Information shown:
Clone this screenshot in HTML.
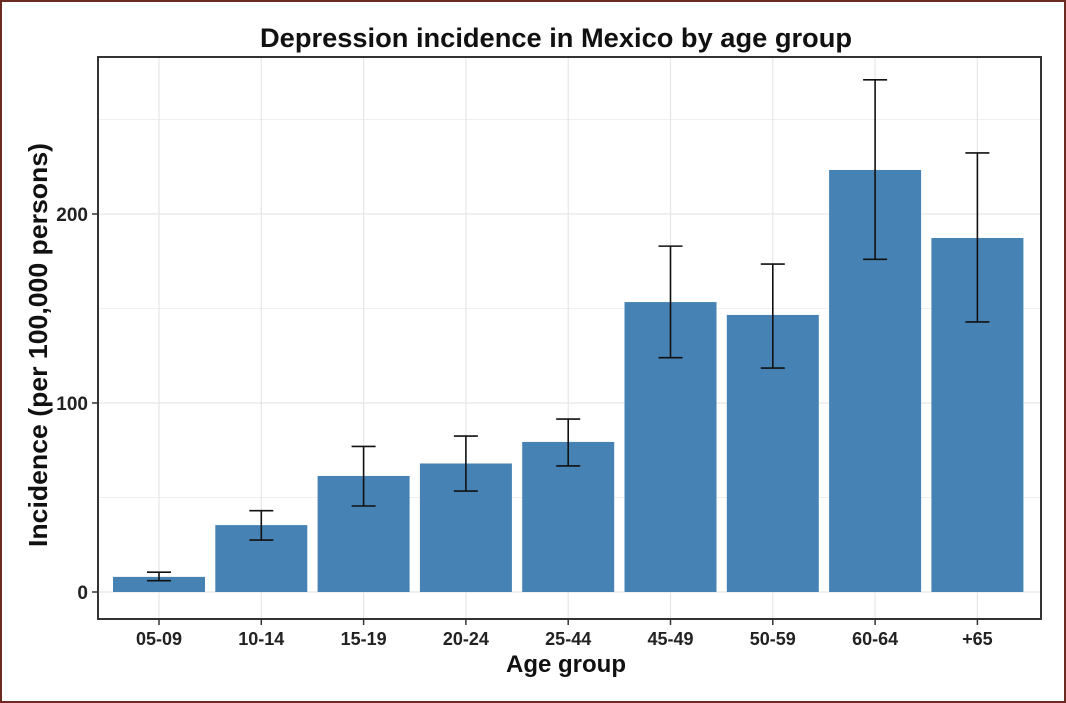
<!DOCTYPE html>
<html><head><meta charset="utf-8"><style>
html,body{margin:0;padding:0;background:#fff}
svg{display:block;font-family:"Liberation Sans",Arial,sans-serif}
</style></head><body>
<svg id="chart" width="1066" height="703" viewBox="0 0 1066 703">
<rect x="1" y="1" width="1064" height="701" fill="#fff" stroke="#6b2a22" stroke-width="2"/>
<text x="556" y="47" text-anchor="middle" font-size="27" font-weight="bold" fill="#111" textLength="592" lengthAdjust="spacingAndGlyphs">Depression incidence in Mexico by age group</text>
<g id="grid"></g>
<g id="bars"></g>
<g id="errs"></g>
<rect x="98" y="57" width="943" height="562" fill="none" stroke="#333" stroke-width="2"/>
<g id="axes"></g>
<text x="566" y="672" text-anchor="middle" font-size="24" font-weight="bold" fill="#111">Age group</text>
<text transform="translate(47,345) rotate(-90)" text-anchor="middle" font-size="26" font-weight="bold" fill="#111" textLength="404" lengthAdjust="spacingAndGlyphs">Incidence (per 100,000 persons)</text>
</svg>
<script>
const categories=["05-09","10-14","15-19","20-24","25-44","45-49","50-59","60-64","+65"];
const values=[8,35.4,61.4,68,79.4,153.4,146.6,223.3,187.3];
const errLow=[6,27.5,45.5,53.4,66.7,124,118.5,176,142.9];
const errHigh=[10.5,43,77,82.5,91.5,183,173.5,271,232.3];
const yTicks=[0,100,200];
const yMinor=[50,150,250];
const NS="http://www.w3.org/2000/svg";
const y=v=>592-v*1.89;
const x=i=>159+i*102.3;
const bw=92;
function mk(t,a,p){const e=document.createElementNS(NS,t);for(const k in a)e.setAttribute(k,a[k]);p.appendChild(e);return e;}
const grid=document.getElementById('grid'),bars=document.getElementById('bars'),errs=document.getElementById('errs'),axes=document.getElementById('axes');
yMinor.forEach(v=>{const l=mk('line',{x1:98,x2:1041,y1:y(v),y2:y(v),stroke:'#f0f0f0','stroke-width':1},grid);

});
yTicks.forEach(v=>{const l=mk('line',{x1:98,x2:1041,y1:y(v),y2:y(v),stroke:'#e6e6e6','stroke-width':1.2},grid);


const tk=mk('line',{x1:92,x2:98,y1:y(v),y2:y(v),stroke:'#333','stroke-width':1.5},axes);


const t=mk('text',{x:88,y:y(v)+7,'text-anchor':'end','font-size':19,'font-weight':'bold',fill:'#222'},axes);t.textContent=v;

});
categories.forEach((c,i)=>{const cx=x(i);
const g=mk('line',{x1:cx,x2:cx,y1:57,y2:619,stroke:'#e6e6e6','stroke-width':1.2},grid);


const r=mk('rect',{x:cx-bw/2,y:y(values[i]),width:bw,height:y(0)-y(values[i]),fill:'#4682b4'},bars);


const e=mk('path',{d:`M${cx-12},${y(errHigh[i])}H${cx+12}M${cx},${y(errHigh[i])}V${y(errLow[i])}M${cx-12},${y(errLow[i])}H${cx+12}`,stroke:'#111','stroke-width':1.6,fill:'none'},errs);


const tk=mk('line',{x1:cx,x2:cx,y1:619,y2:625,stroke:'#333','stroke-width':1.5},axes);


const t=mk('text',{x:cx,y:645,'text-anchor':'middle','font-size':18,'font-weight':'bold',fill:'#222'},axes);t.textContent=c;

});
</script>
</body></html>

Prompt:
Produce an exact copy of each line of data, skipping embedded images.

Output for this task:
Clone this screenshot in HTML.
<!DOCTYPE html>
<html><head><meta charset="utf-8"><style>
html,body{margin:0;padding:0;background:#fff}
svg{display:block;font-family:"Liberation Sans",Arial,sans-serif}
</style></head><body>
<svg id="chart" width="1066" height="703" viewBox="0 0 1066 703">
<rect x="1" y="1" width="1064" height="701" fill="#fff" stroke="#6b2a22" stroke-width="2"/>
<text x="556" y="47" text-anchor="middle" font-size="27" font-weight="bold" fill="#111" textLength="592" lengthAdjust="spacingAndGlyphs">Depression incidence in Mexico by age group</text>
<g id="grid"></g>
<g id="bars"></g>
<g id="errs"></g>
<rect x="98" y="57" width="943" height="562" fill="none" stroke="#333" stroke-width="2"/>
<g id="axes"></g>
<text x="566" y="672" text-anchor="middle" font-size="24" font-weight="bold" fill="#111">Age group</text>
<text transform="translate(47,345) rotate(-90)" text-anchor="middle" font-size="26" font-weight="bold" fill="#111" textLength="404" lengthAdjust="spacingAndGlyphs">Incidence (per 100,000 persons)</text>
</svg>
<script>
const categories=["05-09","10-14","15-19","20-24","25-44","45-49","50-59","60-64","+65"];
const values=[8,35.4,61.4,68,79.4,153.4,146.6,223.3,187.3];
const errLow=[6,27.5,45.5,53.4,66.7,124,118.5,176,142.9];
const errHigh=[10.5,43,77,82.5,91.5,183,173.5,271,232.3];
const yTicks=[0,100,200];
const yMinor=[50,150,250];
const NS="http://www.w3.org/2000/svg";
const y=v=>592-v*1.89;
const x=i=>159+i*102.3;
const bw=92;
function mk(t,a,p){const e=document.createElementNS(NS,t);for(const k in a)e.setAttribute(k,a[k]);p.appendChild(e);return e;}
const grid=document.getElementById('grid'),bars=document.getElementById('bars'),errs=document.getElementById('errs'),axes=document.getElementById('axes');
yMinor.forEach(v=>{const l=mk('line',{x1:98,x2:1041,y1:y(v),y2:y(v),stroke:'#f0f0f0','stroke-width':1},grid);

});
yTicks.forEach(v=>{const l=mk('line',{x1:98,x2:1041,y1:y(v),y2:y(v),stroke:'#e6e6e6','stroke-width':1.2},grid);


const tk=mk('line',{x1:92,x2:98,y1:y(v),y2:y(v),stroke:'#333','stroke-width':1.5},axes);


const t=mk('text',{x:88,y:y(v)+7,'text-anchor':'end','font-size':19,'font-weight':'bold',fill:'#222'},axes);t.textContent=v;

});
categories.forEach((c,i)=>{const cx=x(i);
const g=mk('line',{x1:cx,x2:cx,y1:57,y2:619,stroke:'#e6e6e6','stroke-width':1.2},grid);


const r=mk('rect',{x:cx-bw/2,y:y(values[i]),width:bw,height:y(0)-y(values[i]),fill:'#4682b4'},bars);


const e=mk('path',{d:`M${cx-12},${y(errHigh[i])}H${cx+12}M${cx},${y(errHigh[i])}V${y(errLow[i])}M${cx-12},${y(errLow[i])}H${cx+12}`,stroke:'#111','stroke-width':1.6,fill:'none'},errs);


const tk=mk('line',{x1:cx,x2:cx,y1:619,y2:625,stroke:'#333','stroke-width':1.5},axes);


const t=mk('text',{x:cx,y:645,'text-anchor':'middle','font-size':18,'font-weight':'bold',fill:'#222'},axes);t.textContent=c;

});
</script>
</body></html>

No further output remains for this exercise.